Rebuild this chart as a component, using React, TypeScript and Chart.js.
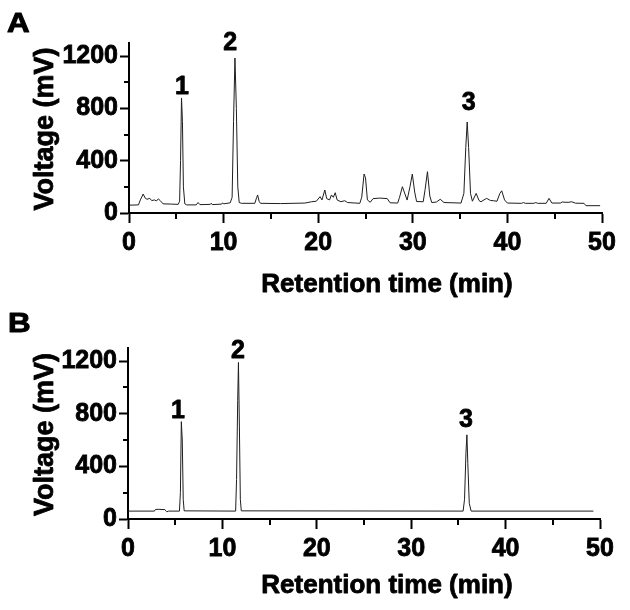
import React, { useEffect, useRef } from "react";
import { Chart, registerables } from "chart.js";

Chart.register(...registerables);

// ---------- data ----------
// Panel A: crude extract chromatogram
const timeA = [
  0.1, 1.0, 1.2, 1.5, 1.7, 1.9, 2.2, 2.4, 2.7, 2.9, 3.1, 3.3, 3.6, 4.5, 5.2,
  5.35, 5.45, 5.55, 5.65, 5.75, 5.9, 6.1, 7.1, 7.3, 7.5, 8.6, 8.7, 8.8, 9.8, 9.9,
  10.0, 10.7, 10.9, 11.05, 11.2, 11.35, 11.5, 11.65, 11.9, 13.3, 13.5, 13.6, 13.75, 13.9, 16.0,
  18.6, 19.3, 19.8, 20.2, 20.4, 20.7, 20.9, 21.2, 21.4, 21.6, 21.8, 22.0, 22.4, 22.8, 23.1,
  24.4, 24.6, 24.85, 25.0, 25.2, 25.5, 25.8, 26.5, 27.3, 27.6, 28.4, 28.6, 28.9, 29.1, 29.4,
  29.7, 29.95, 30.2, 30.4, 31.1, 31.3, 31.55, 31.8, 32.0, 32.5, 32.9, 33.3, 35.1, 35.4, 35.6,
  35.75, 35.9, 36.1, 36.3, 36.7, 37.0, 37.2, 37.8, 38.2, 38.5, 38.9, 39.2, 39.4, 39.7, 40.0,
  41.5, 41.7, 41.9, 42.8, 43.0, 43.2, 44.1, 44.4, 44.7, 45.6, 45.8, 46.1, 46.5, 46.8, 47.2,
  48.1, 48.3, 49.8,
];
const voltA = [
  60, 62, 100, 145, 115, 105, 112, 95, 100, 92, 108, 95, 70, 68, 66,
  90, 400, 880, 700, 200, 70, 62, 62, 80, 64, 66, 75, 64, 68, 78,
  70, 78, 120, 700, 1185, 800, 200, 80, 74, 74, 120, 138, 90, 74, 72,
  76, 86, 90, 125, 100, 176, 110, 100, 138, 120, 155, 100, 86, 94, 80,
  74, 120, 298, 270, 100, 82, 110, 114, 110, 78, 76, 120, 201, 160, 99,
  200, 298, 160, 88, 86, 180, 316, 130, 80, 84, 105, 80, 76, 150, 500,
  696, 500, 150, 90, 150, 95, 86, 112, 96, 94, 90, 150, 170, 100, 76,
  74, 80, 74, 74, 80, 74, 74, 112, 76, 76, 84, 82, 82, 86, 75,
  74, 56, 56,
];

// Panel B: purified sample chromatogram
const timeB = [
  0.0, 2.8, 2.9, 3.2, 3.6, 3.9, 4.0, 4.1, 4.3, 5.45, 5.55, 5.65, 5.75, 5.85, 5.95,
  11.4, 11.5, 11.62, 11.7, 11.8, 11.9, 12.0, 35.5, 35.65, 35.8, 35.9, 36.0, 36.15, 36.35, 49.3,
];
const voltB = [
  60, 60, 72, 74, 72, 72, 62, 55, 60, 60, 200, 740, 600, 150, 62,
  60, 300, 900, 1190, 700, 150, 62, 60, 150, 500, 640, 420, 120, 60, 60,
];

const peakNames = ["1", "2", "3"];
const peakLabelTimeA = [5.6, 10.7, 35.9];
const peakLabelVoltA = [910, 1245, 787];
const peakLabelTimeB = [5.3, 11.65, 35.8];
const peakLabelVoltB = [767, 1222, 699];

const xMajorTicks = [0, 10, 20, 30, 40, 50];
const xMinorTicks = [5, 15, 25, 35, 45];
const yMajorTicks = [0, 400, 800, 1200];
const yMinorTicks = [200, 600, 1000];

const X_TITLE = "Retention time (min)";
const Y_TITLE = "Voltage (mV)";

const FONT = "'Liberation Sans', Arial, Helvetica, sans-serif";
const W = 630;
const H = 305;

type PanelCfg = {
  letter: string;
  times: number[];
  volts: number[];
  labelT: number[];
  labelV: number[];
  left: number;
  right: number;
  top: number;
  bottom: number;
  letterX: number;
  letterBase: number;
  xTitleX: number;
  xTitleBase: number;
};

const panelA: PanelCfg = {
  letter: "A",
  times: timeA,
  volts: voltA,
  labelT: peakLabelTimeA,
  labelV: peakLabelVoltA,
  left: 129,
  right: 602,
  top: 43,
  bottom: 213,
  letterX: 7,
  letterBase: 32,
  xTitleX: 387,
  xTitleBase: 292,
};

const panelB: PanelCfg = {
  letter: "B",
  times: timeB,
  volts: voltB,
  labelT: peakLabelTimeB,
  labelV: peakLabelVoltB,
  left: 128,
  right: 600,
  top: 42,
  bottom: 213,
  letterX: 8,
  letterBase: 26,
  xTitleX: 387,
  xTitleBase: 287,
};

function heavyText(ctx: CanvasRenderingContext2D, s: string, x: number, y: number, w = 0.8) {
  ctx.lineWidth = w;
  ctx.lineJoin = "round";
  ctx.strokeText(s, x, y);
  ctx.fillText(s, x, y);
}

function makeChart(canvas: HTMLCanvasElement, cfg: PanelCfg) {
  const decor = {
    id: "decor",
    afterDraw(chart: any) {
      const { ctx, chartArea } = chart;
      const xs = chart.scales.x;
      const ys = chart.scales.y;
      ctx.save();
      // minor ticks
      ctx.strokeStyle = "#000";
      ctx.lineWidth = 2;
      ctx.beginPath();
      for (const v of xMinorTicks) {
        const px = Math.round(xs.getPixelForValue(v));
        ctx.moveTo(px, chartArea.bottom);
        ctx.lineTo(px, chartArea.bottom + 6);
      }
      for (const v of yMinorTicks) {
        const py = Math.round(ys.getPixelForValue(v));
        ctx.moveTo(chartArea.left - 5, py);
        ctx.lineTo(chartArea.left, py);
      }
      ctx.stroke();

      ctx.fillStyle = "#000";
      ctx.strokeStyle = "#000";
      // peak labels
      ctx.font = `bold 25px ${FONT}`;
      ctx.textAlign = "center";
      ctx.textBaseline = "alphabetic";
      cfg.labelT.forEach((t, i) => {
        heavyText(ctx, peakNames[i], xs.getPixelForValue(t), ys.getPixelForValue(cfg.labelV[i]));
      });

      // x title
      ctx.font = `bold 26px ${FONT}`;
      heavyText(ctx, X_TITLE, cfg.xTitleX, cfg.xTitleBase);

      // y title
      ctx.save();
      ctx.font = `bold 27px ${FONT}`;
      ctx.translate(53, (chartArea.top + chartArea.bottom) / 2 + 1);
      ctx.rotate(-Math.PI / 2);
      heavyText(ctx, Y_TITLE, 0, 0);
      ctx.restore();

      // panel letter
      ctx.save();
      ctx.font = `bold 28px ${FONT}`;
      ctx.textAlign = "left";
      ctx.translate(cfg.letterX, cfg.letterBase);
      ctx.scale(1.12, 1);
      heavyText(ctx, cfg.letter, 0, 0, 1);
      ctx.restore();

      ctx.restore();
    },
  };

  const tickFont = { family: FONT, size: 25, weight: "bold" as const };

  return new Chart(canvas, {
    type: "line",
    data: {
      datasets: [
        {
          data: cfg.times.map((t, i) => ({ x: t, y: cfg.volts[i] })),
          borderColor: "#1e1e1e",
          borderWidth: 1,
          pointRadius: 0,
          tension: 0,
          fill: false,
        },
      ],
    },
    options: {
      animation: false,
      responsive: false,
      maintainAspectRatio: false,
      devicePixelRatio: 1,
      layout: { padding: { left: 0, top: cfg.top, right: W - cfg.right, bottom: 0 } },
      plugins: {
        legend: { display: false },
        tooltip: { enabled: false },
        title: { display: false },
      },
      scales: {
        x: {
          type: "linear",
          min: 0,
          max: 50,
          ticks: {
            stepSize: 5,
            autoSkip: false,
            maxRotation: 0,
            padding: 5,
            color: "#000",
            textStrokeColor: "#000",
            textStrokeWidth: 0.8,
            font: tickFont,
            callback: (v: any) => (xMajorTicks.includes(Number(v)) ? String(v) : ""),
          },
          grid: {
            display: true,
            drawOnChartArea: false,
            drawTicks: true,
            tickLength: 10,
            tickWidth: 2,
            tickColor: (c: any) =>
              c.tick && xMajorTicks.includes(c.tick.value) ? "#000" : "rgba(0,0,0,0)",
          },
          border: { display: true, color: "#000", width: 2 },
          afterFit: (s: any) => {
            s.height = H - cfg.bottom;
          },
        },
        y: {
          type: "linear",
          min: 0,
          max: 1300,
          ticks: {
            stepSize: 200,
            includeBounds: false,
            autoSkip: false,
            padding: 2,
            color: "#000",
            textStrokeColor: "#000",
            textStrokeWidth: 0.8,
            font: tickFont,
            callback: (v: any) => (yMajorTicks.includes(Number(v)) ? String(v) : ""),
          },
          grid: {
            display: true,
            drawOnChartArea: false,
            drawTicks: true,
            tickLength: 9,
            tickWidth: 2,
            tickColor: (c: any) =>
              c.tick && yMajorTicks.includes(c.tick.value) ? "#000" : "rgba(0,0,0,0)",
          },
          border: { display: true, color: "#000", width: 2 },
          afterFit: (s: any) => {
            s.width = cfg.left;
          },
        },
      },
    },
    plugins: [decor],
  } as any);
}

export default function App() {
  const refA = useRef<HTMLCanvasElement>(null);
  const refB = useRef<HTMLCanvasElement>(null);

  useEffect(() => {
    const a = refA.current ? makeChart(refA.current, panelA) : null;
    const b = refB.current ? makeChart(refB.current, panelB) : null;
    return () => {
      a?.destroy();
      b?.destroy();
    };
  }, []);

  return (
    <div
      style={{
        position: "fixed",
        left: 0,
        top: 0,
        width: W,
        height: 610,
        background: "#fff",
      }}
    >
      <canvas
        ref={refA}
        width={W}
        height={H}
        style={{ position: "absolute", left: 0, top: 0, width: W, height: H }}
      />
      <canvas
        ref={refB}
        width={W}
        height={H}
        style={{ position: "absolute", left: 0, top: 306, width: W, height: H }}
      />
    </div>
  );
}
◆ ◆ ◆ ◆ ◆ ◆ ◆
[WHAT IS BEING ASKED]: Exactly restate the lines from the beginning of the data through the line with "Chart.register(...registerables);", and no others, keeping pictures out.

[FINAL RESULT]:
Rebuild this chart as a component, using React, TypeScript and Chart.js.
import React, { useEffect, useRef } from "react";
import { Chart, registerables } from "chart.js";

Chart.register(...registerables);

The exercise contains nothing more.